Set problem: From the material below, list every line containing "code".

Exercise data:

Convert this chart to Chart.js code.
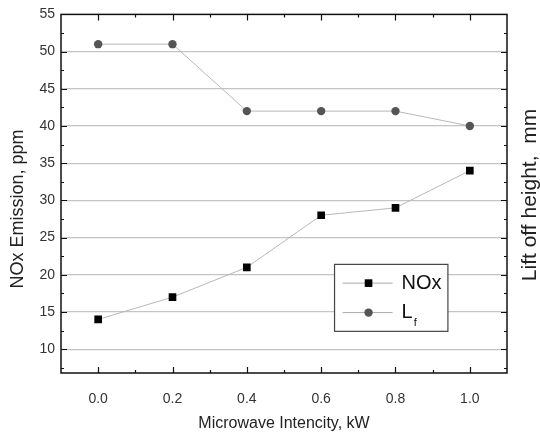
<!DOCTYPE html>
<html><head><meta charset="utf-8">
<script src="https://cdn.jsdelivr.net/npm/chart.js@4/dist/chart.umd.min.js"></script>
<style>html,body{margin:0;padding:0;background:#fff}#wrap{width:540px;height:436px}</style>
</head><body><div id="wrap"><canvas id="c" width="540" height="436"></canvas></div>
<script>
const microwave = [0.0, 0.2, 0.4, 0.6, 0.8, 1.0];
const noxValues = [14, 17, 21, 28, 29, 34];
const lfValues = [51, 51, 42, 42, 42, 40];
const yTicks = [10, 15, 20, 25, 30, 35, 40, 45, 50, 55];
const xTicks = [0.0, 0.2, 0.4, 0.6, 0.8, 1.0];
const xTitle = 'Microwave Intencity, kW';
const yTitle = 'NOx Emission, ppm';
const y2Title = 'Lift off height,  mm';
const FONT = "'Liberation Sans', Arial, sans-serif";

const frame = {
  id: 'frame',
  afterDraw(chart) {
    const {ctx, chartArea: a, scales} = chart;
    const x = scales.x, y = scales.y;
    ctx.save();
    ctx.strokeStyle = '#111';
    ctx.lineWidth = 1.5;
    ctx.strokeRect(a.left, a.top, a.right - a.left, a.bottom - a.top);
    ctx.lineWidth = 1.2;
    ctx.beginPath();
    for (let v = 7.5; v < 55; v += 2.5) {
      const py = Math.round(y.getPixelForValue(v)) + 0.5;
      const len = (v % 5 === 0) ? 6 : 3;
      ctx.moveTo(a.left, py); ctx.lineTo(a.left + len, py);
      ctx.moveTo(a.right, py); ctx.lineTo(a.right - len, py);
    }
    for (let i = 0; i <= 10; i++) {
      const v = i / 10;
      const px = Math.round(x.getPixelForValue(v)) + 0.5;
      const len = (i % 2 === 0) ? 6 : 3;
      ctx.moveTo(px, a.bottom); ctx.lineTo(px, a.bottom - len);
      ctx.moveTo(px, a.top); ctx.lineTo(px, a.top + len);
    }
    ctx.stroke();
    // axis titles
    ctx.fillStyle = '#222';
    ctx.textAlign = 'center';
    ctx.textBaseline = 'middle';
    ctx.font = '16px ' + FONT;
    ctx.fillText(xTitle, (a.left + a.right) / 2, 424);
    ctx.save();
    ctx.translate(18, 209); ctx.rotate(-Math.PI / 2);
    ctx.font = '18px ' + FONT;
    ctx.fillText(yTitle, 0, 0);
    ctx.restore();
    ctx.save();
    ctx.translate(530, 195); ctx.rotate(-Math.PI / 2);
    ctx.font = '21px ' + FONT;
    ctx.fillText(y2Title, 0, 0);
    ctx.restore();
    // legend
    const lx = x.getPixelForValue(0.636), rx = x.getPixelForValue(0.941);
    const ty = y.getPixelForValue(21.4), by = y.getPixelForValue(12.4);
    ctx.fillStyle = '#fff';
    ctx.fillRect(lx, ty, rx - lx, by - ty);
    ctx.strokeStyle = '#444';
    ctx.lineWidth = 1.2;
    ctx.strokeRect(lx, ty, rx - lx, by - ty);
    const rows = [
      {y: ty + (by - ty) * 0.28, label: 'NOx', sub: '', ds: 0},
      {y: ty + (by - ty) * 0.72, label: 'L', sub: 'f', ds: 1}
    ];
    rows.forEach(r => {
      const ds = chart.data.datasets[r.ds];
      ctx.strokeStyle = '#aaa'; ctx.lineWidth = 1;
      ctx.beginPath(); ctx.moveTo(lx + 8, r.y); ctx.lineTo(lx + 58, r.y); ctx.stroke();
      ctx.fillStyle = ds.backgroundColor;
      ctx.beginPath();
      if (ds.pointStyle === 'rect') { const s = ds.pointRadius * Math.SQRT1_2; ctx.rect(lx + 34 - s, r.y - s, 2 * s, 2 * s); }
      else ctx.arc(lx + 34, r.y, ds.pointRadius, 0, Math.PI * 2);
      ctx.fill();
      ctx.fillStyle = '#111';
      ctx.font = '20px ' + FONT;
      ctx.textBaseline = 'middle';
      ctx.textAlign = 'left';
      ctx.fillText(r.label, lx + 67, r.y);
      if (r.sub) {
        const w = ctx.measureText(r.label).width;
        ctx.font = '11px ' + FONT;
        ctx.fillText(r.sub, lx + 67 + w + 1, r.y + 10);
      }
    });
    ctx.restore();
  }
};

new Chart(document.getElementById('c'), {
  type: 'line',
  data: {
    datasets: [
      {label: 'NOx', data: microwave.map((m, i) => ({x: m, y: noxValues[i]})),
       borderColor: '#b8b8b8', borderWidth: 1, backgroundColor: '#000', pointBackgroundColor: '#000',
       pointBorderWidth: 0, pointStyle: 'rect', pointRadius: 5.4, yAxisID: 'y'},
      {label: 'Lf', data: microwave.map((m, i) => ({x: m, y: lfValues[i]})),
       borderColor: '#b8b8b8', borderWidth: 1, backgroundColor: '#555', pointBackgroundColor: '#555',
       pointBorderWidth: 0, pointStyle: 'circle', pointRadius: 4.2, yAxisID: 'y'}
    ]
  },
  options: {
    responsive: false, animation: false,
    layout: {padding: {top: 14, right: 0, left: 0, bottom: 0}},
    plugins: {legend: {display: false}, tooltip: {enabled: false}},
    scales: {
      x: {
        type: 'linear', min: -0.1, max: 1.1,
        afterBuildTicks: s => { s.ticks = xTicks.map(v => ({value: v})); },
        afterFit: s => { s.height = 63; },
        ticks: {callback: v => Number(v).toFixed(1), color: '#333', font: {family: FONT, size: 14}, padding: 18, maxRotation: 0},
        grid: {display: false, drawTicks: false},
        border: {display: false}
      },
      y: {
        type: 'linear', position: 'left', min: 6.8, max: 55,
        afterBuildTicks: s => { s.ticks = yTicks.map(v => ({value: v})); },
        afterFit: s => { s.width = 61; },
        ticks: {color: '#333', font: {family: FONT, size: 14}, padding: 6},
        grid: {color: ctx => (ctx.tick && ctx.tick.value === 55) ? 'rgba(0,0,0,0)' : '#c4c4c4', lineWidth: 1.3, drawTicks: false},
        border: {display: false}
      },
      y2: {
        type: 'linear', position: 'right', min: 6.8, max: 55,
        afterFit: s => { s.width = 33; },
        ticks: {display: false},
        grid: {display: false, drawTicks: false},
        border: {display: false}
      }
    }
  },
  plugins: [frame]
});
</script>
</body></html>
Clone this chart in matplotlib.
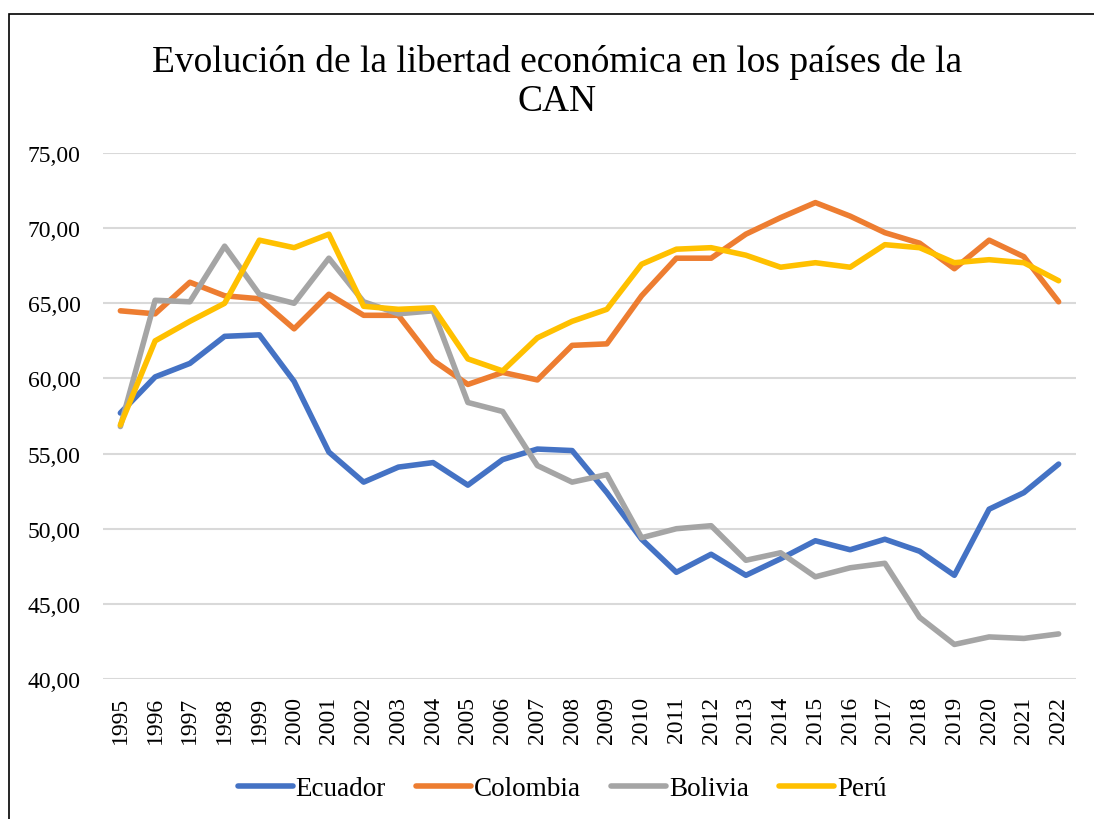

---

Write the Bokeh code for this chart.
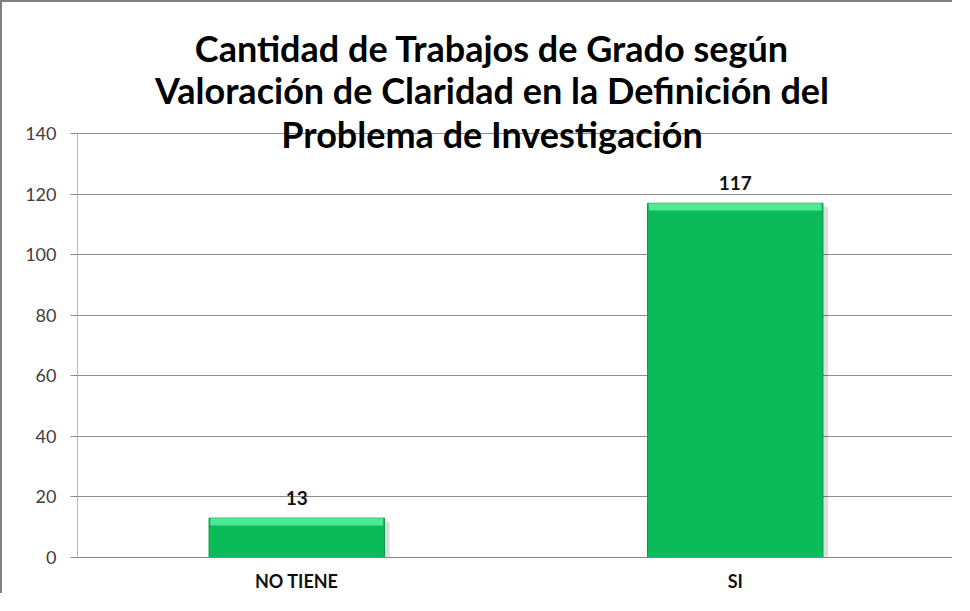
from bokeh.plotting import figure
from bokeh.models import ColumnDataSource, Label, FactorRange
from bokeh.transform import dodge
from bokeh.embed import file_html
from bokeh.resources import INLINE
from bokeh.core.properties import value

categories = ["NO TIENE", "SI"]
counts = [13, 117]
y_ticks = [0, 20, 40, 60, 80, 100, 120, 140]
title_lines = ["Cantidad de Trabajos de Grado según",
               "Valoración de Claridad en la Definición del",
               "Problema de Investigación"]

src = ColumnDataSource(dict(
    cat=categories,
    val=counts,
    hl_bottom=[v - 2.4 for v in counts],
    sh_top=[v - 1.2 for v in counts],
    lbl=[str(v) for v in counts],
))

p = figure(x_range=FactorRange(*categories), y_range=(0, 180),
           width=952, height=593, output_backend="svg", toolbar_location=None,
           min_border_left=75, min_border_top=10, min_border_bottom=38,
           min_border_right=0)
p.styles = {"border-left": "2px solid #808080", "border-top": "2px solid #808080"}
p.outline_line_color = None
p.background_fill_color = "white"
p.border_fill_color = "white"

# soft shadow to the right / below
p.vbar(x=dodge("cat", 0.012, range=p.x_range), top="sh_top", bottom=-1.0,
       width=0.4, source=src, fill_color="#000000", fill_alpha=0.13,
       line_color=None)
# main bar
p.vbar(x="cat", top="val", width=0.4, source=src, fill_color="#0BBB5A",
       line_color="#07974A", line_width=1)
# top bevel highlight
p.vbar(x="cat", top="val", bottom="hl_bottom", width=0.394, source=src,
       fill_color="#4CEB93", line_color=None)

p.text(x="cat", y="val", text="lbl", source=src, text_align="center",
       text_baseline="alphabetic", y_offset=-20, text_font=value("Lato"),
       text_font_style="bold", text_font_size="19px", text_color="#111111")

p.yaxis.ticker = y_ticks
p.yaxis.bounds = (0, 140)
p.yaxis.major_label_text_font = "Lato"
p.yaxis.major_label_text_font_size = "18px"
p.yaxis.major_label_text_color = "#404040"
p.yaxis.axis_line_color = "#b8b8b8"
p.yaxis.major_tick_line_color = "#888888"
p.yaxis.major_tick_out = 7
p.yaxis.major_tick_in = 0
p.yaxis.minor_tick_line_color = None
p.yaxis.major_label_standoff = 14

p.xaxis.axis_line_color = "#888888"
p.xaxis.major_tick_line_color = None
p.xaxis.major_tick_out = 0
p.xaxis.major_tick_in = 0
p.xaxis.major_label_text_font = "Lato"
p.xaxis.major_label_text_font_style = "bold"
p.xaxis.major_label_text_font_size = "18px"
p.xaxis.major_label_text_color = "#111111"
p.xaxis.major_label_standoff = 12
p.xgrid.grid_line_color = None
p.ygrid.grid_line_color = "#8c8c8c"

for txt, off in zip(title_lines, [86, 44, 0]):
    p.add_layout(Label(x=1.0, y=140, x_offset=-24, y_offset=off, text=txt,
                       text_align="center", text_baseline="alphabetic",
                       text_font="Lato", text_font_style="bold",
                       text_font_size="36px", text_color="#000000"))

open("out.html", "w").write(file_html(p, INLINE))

Answer to this task:
Convert this chart to Chart.js code.
Write the Bokeh code for this chart.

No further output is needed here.